__The task__
Copy the data exactly; pictures stay out of the copy.

★ ★ ★ ★ ★

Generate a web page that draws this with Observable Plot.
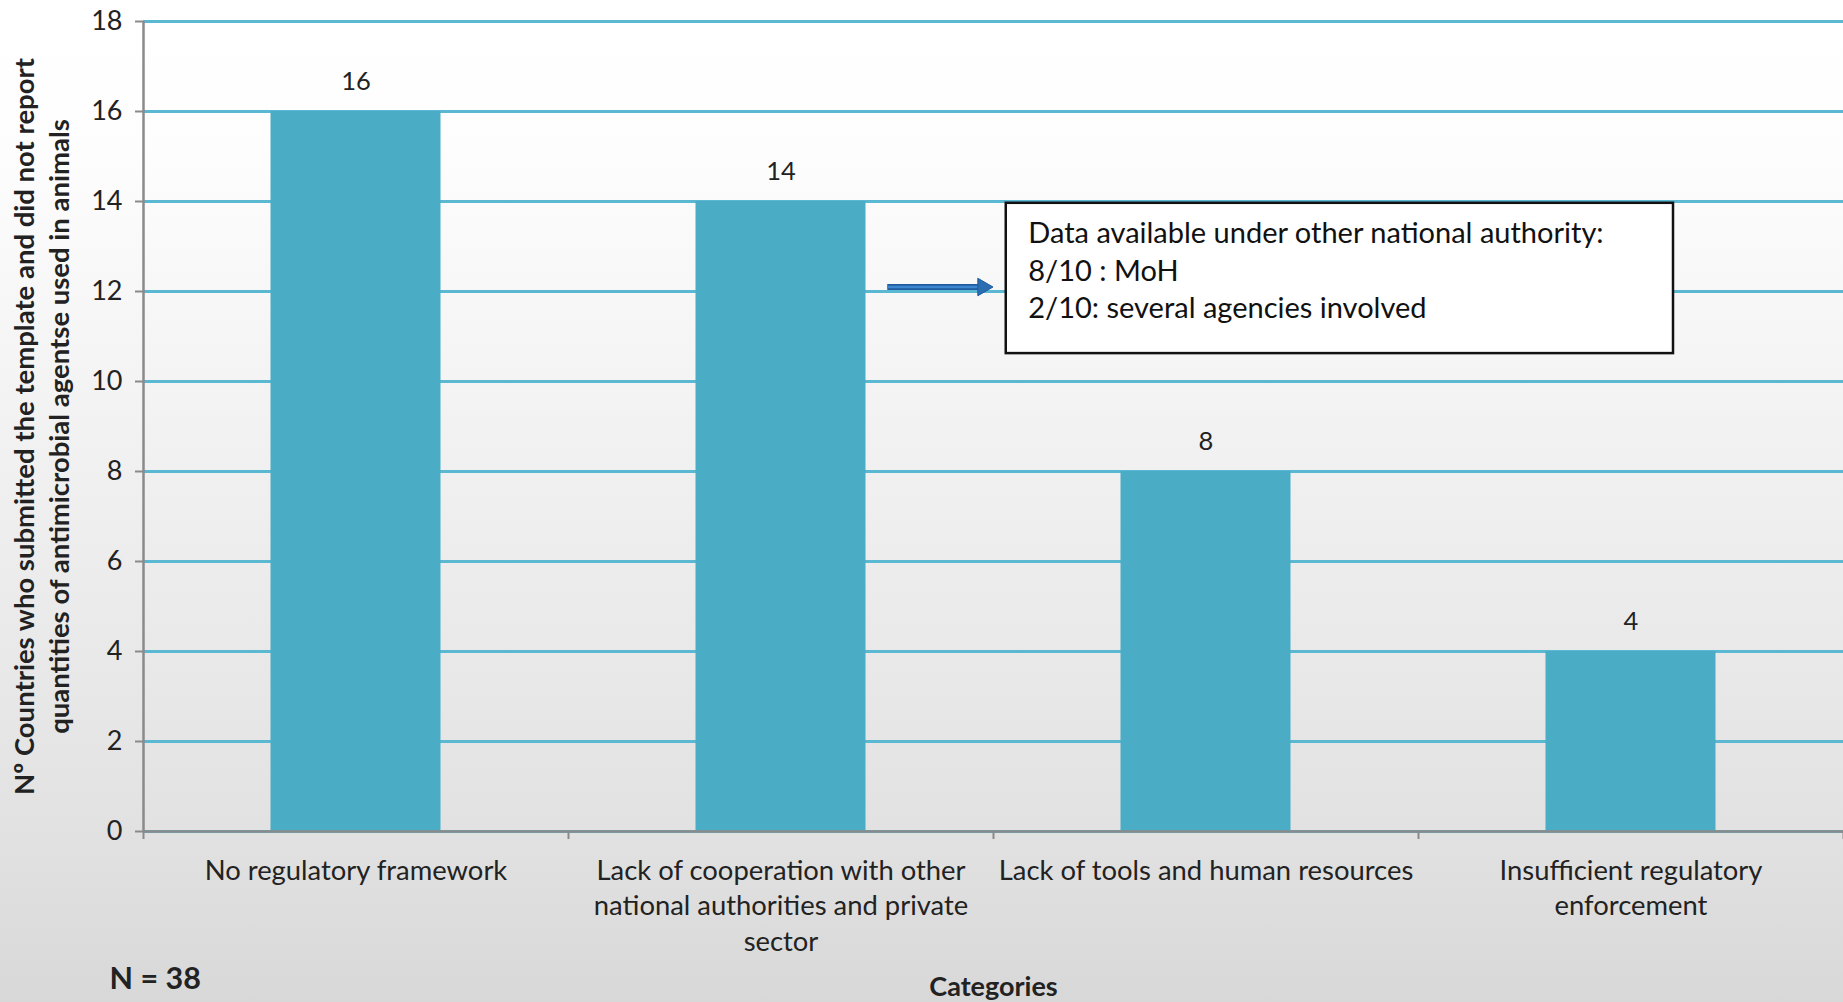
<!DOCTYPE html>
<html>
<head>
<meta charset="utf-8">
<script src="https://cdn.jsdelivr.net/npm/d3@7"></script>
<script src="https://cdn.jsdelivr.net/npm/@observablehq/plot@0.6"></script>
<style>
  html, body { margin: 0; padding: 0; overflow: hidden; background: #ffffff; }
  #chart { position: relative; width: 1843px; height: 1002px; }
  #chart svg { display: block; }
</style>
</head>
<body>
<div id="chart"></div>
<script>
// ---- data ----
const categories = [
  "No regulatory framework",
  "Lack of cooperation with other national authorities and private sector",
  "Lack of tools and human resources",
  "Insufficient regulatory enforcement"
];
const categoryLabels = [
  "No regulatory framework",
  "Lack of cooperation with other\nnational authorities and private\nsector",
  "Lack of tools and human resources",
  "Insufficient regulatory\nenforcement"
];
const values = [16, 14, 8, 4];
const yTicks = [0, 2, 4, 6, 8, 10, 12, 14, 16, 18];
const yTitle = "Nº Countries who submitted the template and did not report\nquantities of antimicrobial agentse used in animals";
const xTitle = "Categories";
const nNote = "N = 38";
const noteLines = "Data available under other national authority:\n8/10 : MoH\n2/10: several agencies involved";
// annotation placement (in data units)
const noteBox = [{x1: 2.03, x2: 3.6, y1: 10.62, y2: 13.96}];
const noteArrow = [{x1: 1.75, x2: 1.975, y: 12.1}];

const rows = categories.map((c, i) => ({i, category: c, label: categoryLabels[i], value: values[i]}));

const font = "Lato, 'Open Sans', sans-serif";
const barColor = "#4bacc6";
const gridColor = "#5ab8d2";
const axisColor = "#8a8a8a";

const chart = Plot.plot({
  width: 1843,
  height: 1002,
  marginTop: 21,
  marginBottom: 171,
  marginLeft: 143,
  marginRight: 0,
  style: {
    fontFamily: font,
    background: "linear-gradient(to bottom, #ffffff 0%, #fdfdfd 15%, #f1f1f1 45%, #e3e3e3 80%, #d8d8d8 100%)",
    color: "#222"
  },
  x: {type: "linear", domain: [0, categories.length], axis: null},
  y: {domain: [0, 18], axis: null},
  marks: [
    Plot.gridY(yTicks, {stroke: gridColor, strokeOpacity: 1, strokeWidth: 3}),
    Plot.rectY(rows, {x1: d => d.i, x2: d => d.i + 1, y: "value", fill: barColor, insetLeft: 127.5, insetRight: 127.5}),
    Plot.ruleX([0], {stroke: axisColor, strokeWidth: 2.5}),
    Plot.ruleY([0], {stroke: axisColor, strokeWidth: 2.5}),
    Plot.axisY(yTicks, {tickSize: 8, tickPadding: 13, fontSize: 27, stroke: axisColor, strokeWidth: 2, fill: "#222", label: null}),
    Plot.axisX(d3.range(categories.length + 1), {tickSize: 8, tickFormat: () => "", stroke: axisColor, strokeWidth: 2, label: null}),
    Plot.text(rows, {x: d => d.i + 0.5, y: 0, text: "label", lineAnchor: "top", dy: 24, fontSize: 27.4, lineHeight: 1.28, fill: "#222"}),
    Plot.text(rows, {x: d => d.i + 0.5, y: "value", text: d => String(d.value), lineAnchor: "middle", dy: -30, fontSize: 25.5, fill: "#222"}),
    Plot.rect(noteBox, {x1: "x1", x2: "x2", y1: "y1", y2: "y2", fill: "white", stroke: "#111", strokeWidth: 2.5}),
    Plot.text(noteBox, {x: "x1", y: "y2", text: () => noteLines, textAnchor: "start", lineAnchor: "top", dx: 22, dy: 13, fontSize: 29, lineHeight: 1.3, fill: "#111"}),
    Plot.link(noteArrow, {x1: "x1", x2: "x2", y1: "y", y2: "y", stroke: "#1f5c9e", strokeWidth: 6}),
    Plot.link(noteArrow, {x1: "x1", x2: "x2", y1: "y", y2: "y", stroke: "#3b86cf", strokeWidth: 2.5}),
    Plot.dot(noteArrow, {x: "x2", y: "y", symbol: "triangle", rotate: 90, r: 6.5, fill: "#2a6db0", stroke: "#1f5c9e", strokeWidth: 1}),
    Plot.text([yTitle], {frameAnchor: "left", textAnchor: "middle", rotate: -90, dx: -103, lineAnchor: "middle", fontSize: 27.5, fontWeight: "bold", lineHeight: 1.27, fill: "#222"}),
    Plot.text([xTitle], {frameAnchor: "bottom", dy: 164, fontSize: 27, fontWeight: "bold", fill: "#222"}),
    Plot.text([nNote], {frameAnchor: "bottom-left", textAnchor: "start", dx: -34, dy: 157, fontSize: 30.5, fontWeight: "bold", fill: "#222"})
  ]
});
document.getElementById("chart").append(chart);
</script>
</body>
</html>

★ ★ ★ ★ ★

__Full answer__
Generate a web page that draws this with Observable Plot.
<!DOCTYPE html>
<html>
<head>
<meta charset="utf-8">
<script src="https://cdn.jsdelivr.net/npm/d3@7"></script>
<script src="https://cdn.jsdelivr.net/npm/@observablehq/plot@0.6"></script>
<style>
  html, body { margin: 0; padding: 0; overflow: hidden; background: #ffffff; }
  #chart { position: relative; width: 1843px; height: 1002px; }
  #chart svg { display: block; }
</style>
</head>
<body>
<div id="chart"></div>
<script>
// ---- data ----
const categories = [
  "No regulatory framework",
  "Lack of cooperation with other national authorities and private sector",
  "Lack of tools and human resources",
  "Insufficient regulatory enforcement"
];
const categoryLabels = [
  "No regulatory framework",
  "Lack of cooperation with other\nnational authorities and private\nsector",
  "Lack of tools and human resources",
  "Insufficient regulatory\nenforcement"
];
const values = [16, 14, 8, 4];
const yTicks = [0, 2, 4, 6, 8, 10, 12, 14, 16, 18];
const yTitle = "Nº Countries who submitted the template and did not report\nquantities of antimicrobial agentse used in animals";
const xTitle = "Categories";
const nNote = "N = 38";
const noteLines = "Data available under other national authority:\n8/10 : MoH\n2/10: several agencies involved";
// annotation placement (in data units)
const noteBox = [{x1: 2.03, x2: 3.6, y1: 10.62, y2: 13.96}];
const noteArrow = [{x1: 1.75, x2: 1.975, y: 12.1}];

const rows = categories.map((c, i) => ({i, category: c, label: categoryLabels[i], value: values[i]}));

const font = "Lato, 'Open Sans', sans-serif";
const barColor = "#4bacc6";
const gridColor = "#5ab8d2";
const axisColor = "#8a8a8a";

const chart = Plot.plot({
  width: 1843,
  height: 1002,
  marginTop: 21,
  marginBottom: 171,
  marginLeft: 143,
  marginRight: 0,
  style: {
    fontFamily: font,
    background: "linear-gradient(to bottom, #ffffff 0%, #fdfdfd 15%, #f1f1f1 45%, #e3e3e3 80%, #d8d8d8 100%)",
    color: "#222"
  },
  x: {type: "linear", domain: [0, categories.length], axis: null},
  y: {domain: [0, 18], axis: null},
  marks: [
    Plot.gridY(yTicks, {stroke: gridColor, strokeOpacity: 1, strokeWidth: 3}),
    Plot.rectY(rows, {x1: d => d.i, x2: d => d.i + 1, y: "value", fill: barColor, insetLeft: 127.5, insetRight: 127.5}),
    Plot.ruleX([0], {stroke: axisColor, strokeWidth: 2.5}),
    Plot.ruleY([0], {stroke: axisColor, strokeWidth: 2.5}),
    Plot.axisY(yTicks, {tickSize: 8, tickPadding: 13, fontSize: 27, stroke: axisColor, strokeWidth: 2, fill: "#222", label: null}),
    Plot.axisX(d3.range(categories.length + 1), {tickSize: 8, tickFormat: () => "", stroke: axisColor, strokeWidth: 2, label: null}),
    Plot.text(rows, {x: d => d.i + 0.5, y: 0, text: "label", lineAnchor: "top", dy: 24, fontSize: 27.4, lineHeight: 1.28, fill: "#222"}),
    Plot.text(rows, {x: d => d.i + 0.5, y: "value", text: d => String(d.value), lineAnchor: "middle", dy: -30, fontSize: 25.5, fill: "#222"}),
    Plot.rect(noteBox, {x1: "x1", x2: "x2", y1: "y1", y2: "y2", fill: "white", stroke: "#111", strokeWidth: 2.5}),
    Plot.text(noteBox, {x: "x1", y: "y2", text: () => noteLines, textAnchor: "start", lineAnchor: "top", dx: 22, dy: 13, fontSize: 29, lineHeight: 1.3, fill: "#111"}),
    Plot.link(noteArrow, {x1: "x1", x2: "x2", y1: "y", y2: "y", stroke: "#1f5c9e", strokeWidth: 6}),
    Plot.link(noteArrow, {x1: "x1", x2: "x2", y1: "y", y2: "y", stroke: "#3b86cf", strokeWidth: 2.5}),
    Plot.dot(noteArrow, {x: "x2", y: "y", symbol: "triangle", rotate: 90, r: 6.5, fill: "#2a6db0", stroke: "#1f5c9e", strokeWidth: 1}),
    Plot.text([yTitle], {frameAnchor: "left", textAnchor: "middle", rotate: -90, dx: -103, lineAnchor: "middle", fontSize: 27.5, fontWeight: "bold", lineHeight: 1.27, fill: "#222"}),
    Plot.text([xTitle], {frameAnchor: "bottom", dy: 164, fontSize: 27, fontWeight: "bold", fill: "#222"}),
    Plot.text([nNote], {frameAnchor: "bottom-left", textAnchor: "start", dx: -34, dy: 157, fontSize: 30.5, fontWeight: "bold", fill: "#222"})
  ]
});
document.getElementById("chart").append(chart);
</script>
</body>
</html>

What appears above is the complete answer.